**Dataset extract**.
-- start --

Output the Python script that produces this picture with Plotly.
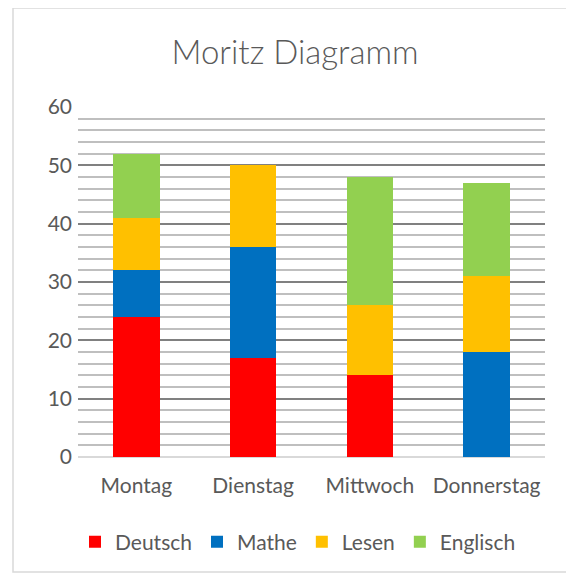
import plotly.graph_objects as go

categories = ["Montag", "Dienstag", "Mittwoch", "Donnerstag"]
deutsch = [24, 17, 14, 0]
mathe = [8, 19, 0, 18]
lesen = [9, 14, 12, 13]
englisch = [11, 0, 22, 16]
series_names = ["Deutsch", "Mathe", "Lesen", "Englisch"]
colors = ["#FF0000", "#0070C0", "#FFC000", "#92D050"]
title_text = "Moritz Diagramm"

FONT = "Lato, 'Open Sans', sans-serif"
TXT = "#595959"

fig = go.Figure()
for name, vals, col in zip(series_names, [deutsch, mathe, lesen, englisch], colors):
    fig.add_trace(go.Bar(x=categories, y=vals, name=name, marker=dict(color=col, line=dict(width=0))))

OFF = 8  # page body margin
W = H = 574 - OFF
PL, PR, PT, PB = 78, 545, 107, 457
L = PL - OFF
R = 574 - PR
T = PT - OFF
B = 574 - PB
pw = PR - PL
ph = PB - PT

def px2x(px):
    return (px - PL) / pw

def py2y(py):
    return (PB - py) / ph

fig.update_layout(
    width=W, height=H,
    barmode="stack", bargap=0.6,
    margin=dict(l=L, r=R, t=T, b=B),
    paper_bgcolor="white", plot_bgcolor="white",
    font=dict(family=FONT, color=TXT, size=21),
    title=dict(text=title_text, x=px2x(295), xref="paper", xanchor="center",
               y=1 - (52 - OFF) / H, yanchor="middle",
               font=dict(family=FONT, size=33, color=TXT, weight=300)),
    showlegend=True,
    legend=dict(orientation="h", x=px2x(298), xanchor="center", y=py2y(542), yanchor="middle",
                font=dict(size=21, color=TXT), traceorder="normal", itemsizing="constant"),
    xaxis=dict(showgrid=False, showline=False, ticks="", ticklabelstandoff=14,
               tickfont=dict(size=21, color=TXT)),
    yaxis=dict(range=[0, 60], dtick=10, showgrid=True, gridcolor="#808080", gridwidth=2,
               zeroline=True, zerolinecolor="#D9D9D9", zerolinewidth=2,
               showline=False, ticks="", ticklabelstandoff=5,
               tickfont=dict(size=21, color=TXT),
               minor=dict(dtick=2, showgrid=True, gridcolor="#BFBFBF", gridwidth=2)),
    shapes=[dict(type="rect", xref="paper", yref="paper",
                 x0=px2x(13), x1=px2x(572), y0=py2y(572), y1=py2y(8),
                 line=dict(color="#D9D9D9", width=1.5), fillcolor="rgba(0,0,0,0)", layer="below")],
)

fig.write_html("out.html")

-- end --

**What to produce**. Leave the pictures out and output the rest of the listing exactly.

**Correct output**.
Output the Python script that produces this picture with Plotly.
import plotly.graph_objects as go

categories = ["Montag", "Dienstag", "Mittwoch", "Donnerstag"]
deutsch = [24, 17, 14, 0]
mathe = [8, 19, 0, 18]
lesen = [9, 14, 12, 13]
englisch = [11, 0, 22, 16]
series_names = ["Deutsch", "Mathe", "Lesen", "Englisch"]
colors = ["#FF0000", "#0070C0", "#FFC000", "#92D050"]
title_text = "Moritz Diagramm"

FONT = "Lato, 'Open Sans', sans-serif"
TXT = "#595959"

fig = go.Figure()
for name, vals, col in zip(series_names, [deutsch, mathe, lesen, englisch], colors):
    fig.add_trace(go.Bar(x=categories, y=vals, name=name, marker=dict(color=col, line=dict(width=0))))

OFF = 8  # page body margin
W = H = 574 - OFF
PL, PR, PT, PB = 78, 545, 107, 457
L = PL - OFF
R = 574 - PR
T = PT - OFF
B = 574 - PB
pw = PR - PL
ph = PB - PT

def px2x(px):
    return (px - PL) / pw

def py2y(py):
    return (PB - py) / ph

fig.update_layout(
    width=W, height=H,
    barmode="stack", bargap=0.6,
    margin=dict(l=L, r=R, t=T, b=B),
    paper_bgcolor="white", plot_bgcolor="white",
    font=dict(family=FONT, color=TXT, size=21),
    title=dict(text=title_text, x=px2x(295), xref="paper", xanchor="center",
               y=1 - (52 - OFF) / H, yanchor="middle",
               font=dict(family=FONT, size=33, color=TXT, weight=300)),
    showlegend=True,
    legend=dict(orientation="h", x=px2x(298), xanchor="center", y=py2y(542), yanchor="middle",
                font=dict(size=21, color=TXT), traceorder="normal", itemsizing="constant"),
    xaxis=dict(showgrid=False, showline=False, ticks="", ticklabelstandoff=14,
               tickfont=dict(size=21, color=TXT)),
    yaxis=dict(range=[0, 60], dtick=10, showgrid=True, gridcolor="#808080", gridwidth=2,
               zeroline=True, zerolinecolor="#D9D9D9", zerolinewidth=2,
               showline=False, ticks="", ticklabelstandoff=5,
               tickfont=dict(size=21, color=TXT),
               minor=dict(dtick=2, showgrid=True, gridcolor="#BFBFBF", gridwidth=2)),
    shapes=[dict(type="rect", xref="paper", yref="paper",
                 x0=px2x(13), x1=px2x(572), y0=py2y(572), y1=py2y(8),
                 line=dict(color="#D9D9D9", width=1.5), fillcolor="rgba(0,0,0,0)", layer="below")],
)

fig.write_html("out.html")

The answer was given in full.